Problem to solve:
Skip the pictures. Transcribe the rest of the data below without changing a word.

## Start

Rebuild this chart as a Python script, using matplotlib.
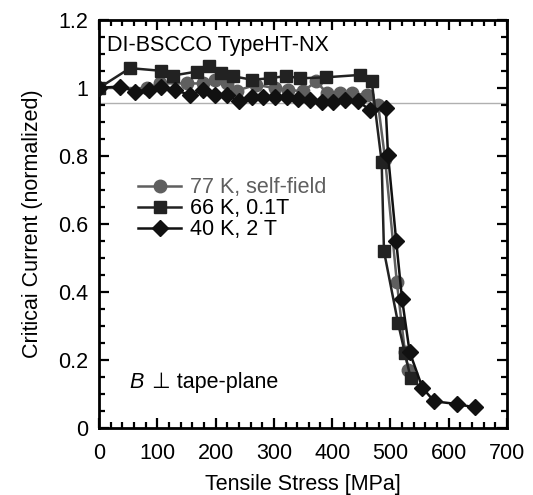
import matplotlib
matplotlib.use("Agg")
import matplotlib.pyplot as plt
from matplotlib.ticker import MultipleLocator, FormatStrFormatter

plt.rcParams["font.family"] = ["Liberation Sans", "DejaVu Sans"]

# 77 K, self-field
stress_77 = [0, 82, 105, 150, 179, 199, 219, 236, 270, 302, 325, 350, 373, 391, 413, 434, 459, 479,
             491, 511, 525, 531]
ic_77 = [1.0, 0.999, 1.013, 1.013, 1.013, 1.024, 1.013, 0.992, 1.009, 0.999, 0.994, 0.99, 1.019, 0.984,
         0.984, 0.984, 0.979, 0.95, 0.79, 0.43, 0.224, 0.17]

# 66 K, 0.1 T
stress_66 = [0, 53, 107, 126, 168, 188, 209, 230, 262, 293, 321, 345, 389, 448, 468, 485, 489, 513,
             525, 535]
ic_66 = [1.0, 1.058, 1.050, 1.036, 1.048, 1.063, 1.043, 1.034, 1.024, 1.028, 1.035, 1.028, 1.031, 1.038,
         1.019, 0.783, 0.52, 0.31, 0.22, 0.146]

# 40 K, 2 T
stress_40 = [0, 36, 62, 85, 107, 130, 156, 179, 199, 219, 240, 262, 282, 302, 322, 342, 362, 382, 402,
             422, 445, 465, 492, 496, 510, 520, 533, 555, 575, 614, 645]
ic_40 = [1.0, 1.004, 0.989, 0.994, 1.004, 0.994, 0.979, 0.994, 0.979, 0.979, 0.96, 0.973, 0.973, 0.973,
         0.973, 0.968, 0.965, 0.957, 0.957, 0.965, 0.96, 0.935, 0.94, 0.803, 0.55, 0.38, 0.224, 0.119,
         0.079, 0.071, 0.061]

ref_level = 0.955

fs = 15.5

fig = plt.figure(figsize=(5.33, 4.95), dpi=100)
ax = fig.add_axes([0.186, 0.135, 0.765, 0.825])

ax.axhline(ref_level, color="#b0b0b0", linewidth=1.0, zorder=1)

ax.plot(stress_77, ic_77, color="#5f5f5f", marker="o", markersize=9, linewidth=1.8,
        label="77 K, self-field", zorder=3)
ax.plot(stress_66, ic_66, color="#222222", marker="s", markersize=8, linewidth=1.8,
        label="66 K, 0.1T", zorder=4)
ax.plot(stress_40, ic_40, color="#111111", marker="D", markersize=8.5, linewidth=1.8,
        label="40 K, 2 T", zorder=5)

ax.set_xlim(0, 700)
ax.set_ylim(0, 1.2)
ax.xaxis.set_major_locator(MultipleLocator(100))
ax.xaxis.set_minor_locator(MultipleLocator(20))
ax.yaxis.set_major_locator(MultipleLocator(0.2))
ax.yaxis.set_minor_locator(MultipleLocator(0.05))
ax.yaxis.set_major_formatter(FormatStrFormatter("%g"))

ax.tick_params(which="both", direction="in", top=True, right=True, labelsize=fs, width=1.6)
ax.tick_params(which="major", length=7)
ax.tick_params(axis="x", which="major", pad=11)
ax.tick_params(axis="y", which="major", pad=8)
ax.tick_params(which="minor", length=4)
for sp in ax.spines.values():
    sp.set_linewidth(2)

ax.set_xlabel("Tensile Stress [MPa]", fontsize=fs, labelpad=7)
ax.set_ylabel("Criticai Current (normalized)", fontsize=fs, labelpad=11)

ax.text(0.02, 0.962, "DI-BSCCO TypeHT-NX", transform=ax.transAxes, fontsize=fs,
        va="top", ha="left")
ax.text(0.075, 0.085, "B", transform=ax.transAxes, fontsize=fs, style="italic",
        va="bottom", ha="left")
ax.annotate(" ⊥ tape-plane", xy=(0.075, 0.085), xycoords="axes fraction",
            xytext=(12, 0), textcoords="offset points", fontsize=fs,
            va="bottom", ha="left", family=["Liberation Sans", "DejaVu Sans"])

leg = ax.legend(loc="center left", bbox_to_anchor=(0.075, 0.537), frameon=False, fontsize=fs,
                handlelength=2.0, handletextpad=0.4, labelspacing=0.0, borderaxespad=0)
leg.get_texts()[0].set_color("#5f5f5f")

fig.savefig("out.png", dpi=100)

## End

Written answer:
Rebuild this chart as a Python script, using matplotlib.
import matplotlib
matplotlib.use("Agg")
import matplotlib.pyplot as plt
from matplotlib.ticker import MultipleLocator, FormatStrFormatter

plt.rcParams["font.family"] = ["Liberation Sans", "DejaVu Sans"]

# 77 K, self-field
stress_77 = [0, 82, 105, 150, 179, 199, 219, 236, 270, 302, 325, 350, 373, 391, 413, 434, 459, 479,
             491, 511, 525, 531]
ic_77 = [1.0, 0.999, 1.013, 1.013, 1.013, 1.024, 1.013, 0.992, 1.009, 0.999, 0.994, 0.99, 1.019, 0.984,
         0.984, 0.984, 0.979, 0.95, 0.79, 0.43, 0.224, 0.17]

# 66 K, 0.1 T
stress_66 = [0, 53, 107, 126, 168, 188, 209, 230, 262, 293, 321, 345, 389, 448, 468, 485, 489, 513,
             525, 535]
ic_66 = [1.0, 1.058, 1.050, 1.036, 1.048, 1.063, 1.043, 1.034, 1.024, 1.028, 1.035, 1.028, 1.031, 1.038,
         1.019, 0.783, 0.52, 0.31, 0.22, 0.146]

# 40 K, 2 T
stress_40 = [0, 36, 62, 85, 107, 130, 156, 179, 199, 219, 240, 262, 282, 302, 322, 342, 362, 382, 402,
             422, 445, 465, 492, 496, 510, 520, 533, 555, 575, 614, 645]
ic_40 = [1.0, 1.004, 0.989, 0.994, 1.004, 0.994, 0.979, 0.994, 0.979, 0.979, 0.96, 0.973, 0.973, 0.973,
         0.973, 0.968, 0.965, 0.957, 0.957, 0.965, 0.96, 0.935, 0.94, 0.803, 0.55, 0.38, 0.224, 0.119,
         0.079, 0.071, 0.061]

ref_level = 0.955

fs = 15.5

fig = plt.figure(figsize=(5.33, 4.95), dpi=100)
ax = fig.add_axes([0.186, 0.135, 0.765, 0.825])

ax.axhline(ref_level, color="#b0b0b0", linewidth=1.0, zorder=1)

ax.plot(stress_77, ic_77, color="#5f5f5f", marker="o", markersize=9, linewidth=1.8,
        label="77 K, self-field", zorder=3)
ax.plot(stress_66, ic_66, color="#222222", marker="s", markersize=8, linewidth=1.8,
        label="66 K, 0.1T", zorder=4)
ax.plot(stress_40, ic_40, color="#111111", marker="D", markersize=8.5, linewidth=1.8,
        label="40 K, 2 T", zorder=5)

ax.set_xlim(0, 700)
ax.set_ylim(0, 1.2)
ax.xaxis.set_major_locator(MultipleLocator(100))
ax.xaxis.set_minor_locator(MultipleLocator(20))
ax.yaxis.set_major_locator(MultipleLocator(0.2))
ax.yaxis.set_minor_locator(MultipleLocator(0.05))
ax.yaxis.set_major_formatter(FormatStrFormatter("%g"))

ax.tick_params(which="both", direction="in", top=True, right=True, labelsize=fs, width=1.6)
ax.tick_params(which="major", length=7)
ax.tick_params(axis="x", which="major", pad=11)
ax.tick_params(axis="y", which="major", pad=8)
ax.tick_params(which="minor", length=4)
for sp in ax.spines.values():
    sp.set_linewidth(2)

ax.set_xlabel("Tensile Stress [MPa]", fontsize=fs, labelpad=7)
ax.set_ylabel("Criticai Current (normalized)", fontsize=fs, labelpad=11)

ax.text(0.02, 0.962, "DI-BSCCO TypeHT-NX", transform=ax.transAxes, fontsize=fs,
        va="top", ha="left")
ax.text(0.075, 0.085, "B", transform=ax.transAxes, fontsize=fs, style="italic",
        va="bottom", ha="left")
ax.annotate(" ⊥ tape-plane", xy=(0.075, 0.085), xycoords="axes fraction",
            xytext=(12, 0), textcoords="offset points", fontsize=fs,
            va="bottom", ha="left", family=["Liberation Sans", "DejaVu Sans"])

leg = ax.legend(loc="center left", bbox_to_anchor=(0.075, 0.537), frameon=False, fontsize=fs,
                handlelength=2.0, handletextpad=0.4, labelspacing=0.0, borderaxespad=0)
leg.get_texts()[0].set_color("#5f5f5f")

fig.savefig("out.png", dpi=100)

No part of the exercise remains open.